Over the last few months, you’ve probably noticed a shift on social media. More creators are putting the camera on themselves and simply talking.
No cinematic B-roll. No trending audio. Just one person sharing an idea, a story, or a lesson they’ve learned. People are craving content that feels more human and less produced.
Ironically, though, I also think talking head videos are some of the hardest pieces of content to make. When there’s nothing else on the screen, the only thing carrying the video is your ability to communicate an idea clearly.
Here’s how I use AI to make that a lot easier.
All My Talking Head Videos Start Here
Most people assume the hard part is getting comfortable on camera. I don’t think that’s true. Don’t get me wrong, getting comfortable on camera takes time, but I think the hardest part is figuring out what you actually want to say.
The camera is a terrible place to organize your thoughts. By the time you press record, you should already know exactly what point you’re trying to make.

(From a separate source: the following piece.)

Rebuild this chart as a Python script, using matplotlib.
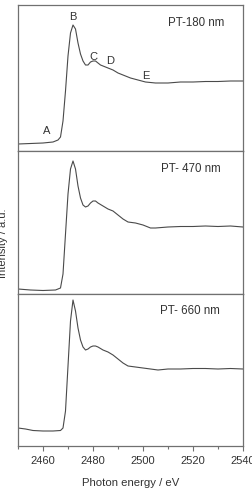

That’s why almost every talking head video I record starts in ChatGPT long before I ever open Instagram. Not because I want AI to write the script. Because I want somewhere to think.
Most of the videos that have resonated with my audience lately haven’t even been entirely about real estate.
They’ve been about:
- becoming a better father
- building a business
- trying to stay healthy while raising a family
- lessons I’ve learned from sales
Or something I noticed during my day that I thought other people might relate to.
Those experiences become the raw material.
I’ll open ChatGPT and dump everything I’m thinking into one conversation. Every opinion, every story, every observation, every half-finished thought. It’s usually a complete mess, and that’s exactly how I want it. At this stage, I’m not trying to sound polished. I’m just trying to get the idea out of my head and onto the page.
How AI Helps Me Turn Recordings into Content Ideas
Once everything is there, the real work begins. I don’t ask ChatGPT to write the video. I start asking it questions.
- What’s the actual lesson here?
- Am I trying to make three different points instead of one?
- Is there a stronger angle?
- Am I making this more complicated than it needs to be?
- If someone who doesn’t know me watched this, would they still find it interesting?
That back-and-forth is where most of the value comes from.
A lot of people use AI like a ghostwriter. I use it more like a sparring partner. I want it to challenge my thinking, point out weak arguments, and help me find the clearest version of what I’m already trying to say.
Verbal & Text Hooks
Once I’ve figured out the lesson, I spend more time on the first sentence than almost anything else.
The verbal hook is the promise you’re making to the viewer. If the first sentence doesn’t make someone curious enough to keep listening, it doesn’t really matter how good the rest of the script is.
After the script is finished, I switch gears and start thinking about the text hook.
I think this is where a lot of creators get confused because these are two completely different hooks serving two completely different purposes.
The text hook gets someone to stop scrolling. The verbal hook gets them to keep watching.
One of the biggest mistakes I see is treating the text on screen like a transcript of the first sentence you’re about to say. Or worse, an ambiguous or clever text that doesn’t immediately make sense.
Instead, I ask myself a different question:
If someone knew absolutely nothing about this video, what’s the clearest sentence I could put on the screen that would make them stop?
Over the last year, I’ve become convinced that clarity beats clever almost every time. If your hook is vague, overly creative, or trying too hard to sound profound, people don’t stick around long enough to hear the point you’re trying to make.
I’ve found that the more obvious the value is, the better the content tends to perform.
My Recording Workflow
As for actually recording the video, my workflow is pretty simple. Personally, I use a front-facing teleprompter in the Edits App because it allows me to focus on delivering the idea instead of trying to remember every sentence.
I know some people think that’s cheating. I don’t really care. It works for me. That said, you absolutely don’t need one.
Some of the best creators I know hit record, talk through the idea, restart the sentence whenever they mess up, and trim those mistakes out in editing. That’s a perfectly legitimate way to do it, and if anything, it’s probably the fastest way to become comfortable talking to a camera.
The truth is, your first talking head videos probably aren’t going to be very good. (Mine weren’t either.) You get better by recording another one, then another one after that.
The best talking head videos don’t come from people who have the perfect script. They come from people who have something genuine to say and have put in enough repetitions that it sounds like they’re having a conversation instead of giving a presentation.
For me, that’s the real value of AI. It doesn’t replace my voice.
It gives me a place to find it before I ever press record.